Las palabras son como objetos.
Si las manoseas lo suficiente acaban perdiendo lustre y significado. Tal vez, en estos tiempos tan agitados, se nos añade una nueva crisis, en este caso lexicográfica, derivada de usar un vocabulario reducido con el que pretendemos explicarlo todo.
Es como vestir a diario con la misma ropa hasta que el olor y la mugre la convierta en inservible. Ese traje, raído y gastado llamado «vocación», empieza a no sentarle bien a nadie.
Siempre quise ser médico. Sin un motivo concreto. Más bien sentía una fascinación por el cuerpo y sus entresijos. No tenía ninguna duda de que era mi camino, pero sin un discurso estructurado que justificara la decisión.
Simplemente, era.
Tampoco la voluntad de ayudar era consciente o deliberada. La intención no era salvar a la humanidad, aunque la vanidad de descubrir algún tratamiento imposible siempre rondaba el ego. Un sueño ligero de fama y reconocimiento no hace daño a nadie. Pero tampoco era ese el fin. Saberse feliz, como el piloto que puede dominar la máquina y sobrevolar un océano, o el éxtasis de un cantante en su recital. El placer de realizarse haciendo lo que a uno le gusta.
Y en ese terreno, cada uno con su historia de fondo, aparece la palabra que el tiempo ha hecho maldita y que se nos atraganta. El eterno supuesto de que al ejercer la medicina hay que sentir una especie de llamada divina, un grito ancestral, una revelación que te llena y sin la cual no podrás ser nunca buen galeno, provoca pereza intelectual.
Y las cosas no pueden ir por ahí.
Claro que hay que tener un cierto cuajo aguantando horas de madrugada pegado a una cama o a un monitor.

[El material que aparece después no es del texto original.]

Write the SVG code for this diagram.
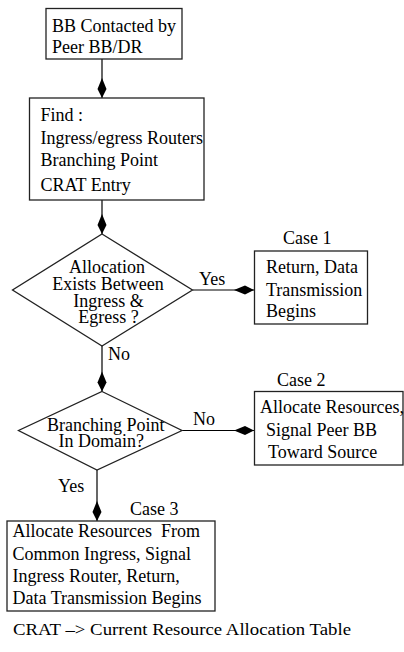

Obvio que no todo el mundo sirve para sostener la mirada de las malas noticias. Por supuesto que te tienes que sentir cómodo entre las vísceras y el dolor.
Pero cuidado con buscar, en el noble arte de procurar con tu trabajo el alivio ajeno, la idea de que sólo nos alimentamos con la carne del sacrificio y el pan de la abnegación.
No.
Uno viene al mundo con el mismo chasis emocional que el resto de los mortales. No es de acero inoxidable, sino de emociones agotables que acaban por rendirse cuando los días son peleas con agendas, turnos, jefes y gerentes sometidos, en el mejor de los casos, a un calendario electoral con presupuestos.
El sistema de salud se sostiene sólo por un motivo, y no es la vocación. Es la voluntad de querer que funcione, basada en la creencia de que un día será posible trabajar a gusto con el respeto que nos merecemos.
Y si quedan dudas, revisemos los años de pandemia para demostrar que cuando hay que estar, se está.
En este equilibrio la vocación se queda fuera de la fotografía, porque no deja de ser algo que uno, en su interior, vive o no vive. Corresponde a la esfera de lo privado sentir o no esa atracción y valorar en qué grado le resulta necesaria para dar un buen servicio.
Por tanto, la excusa de la profesión vocacional nunca debe justificar el desahogo con el que se maltrata al profesional que se deja la vida sintiendo que no hay nada que arreglar. Otra jornada gris, igual que la de ayer, comiendo burocracia cada ocho horas, notando en el cogote el aliento frío de las estancias medias y aguantando los caprichos de los que piensan que para eso les pagan. Esto no estaba en ningún libro.
Pues no. Como a cualquier otro profesional, en la nómina no aparece el plus de humillación ni un extra por tener que hacer guardias hasta que al ministro de turno le salga la magia.
Verán en los telediarios a compañeros vestidos con bata blanca pidiendo dignidad. Por dentro están quemados y muy cansados. Sé que hay una mayoría de ciudadanos que lo ven y lo comprenden.
Pero también sé que nos prometen con la boca muy grande y fresca una barra libre que sólo se podrá sostener a base de pasta de médico carbonizado, cosa que no conviene a nadie.
Por eso, ya que estamos en la fase de promesas y dádivas, expropien, amigos políticos, estas vocaciones.
Así comprobarán dos cosas:
Una, que no sirven para comprar desprecio.
Y dos, que la mayoría ya están muertas.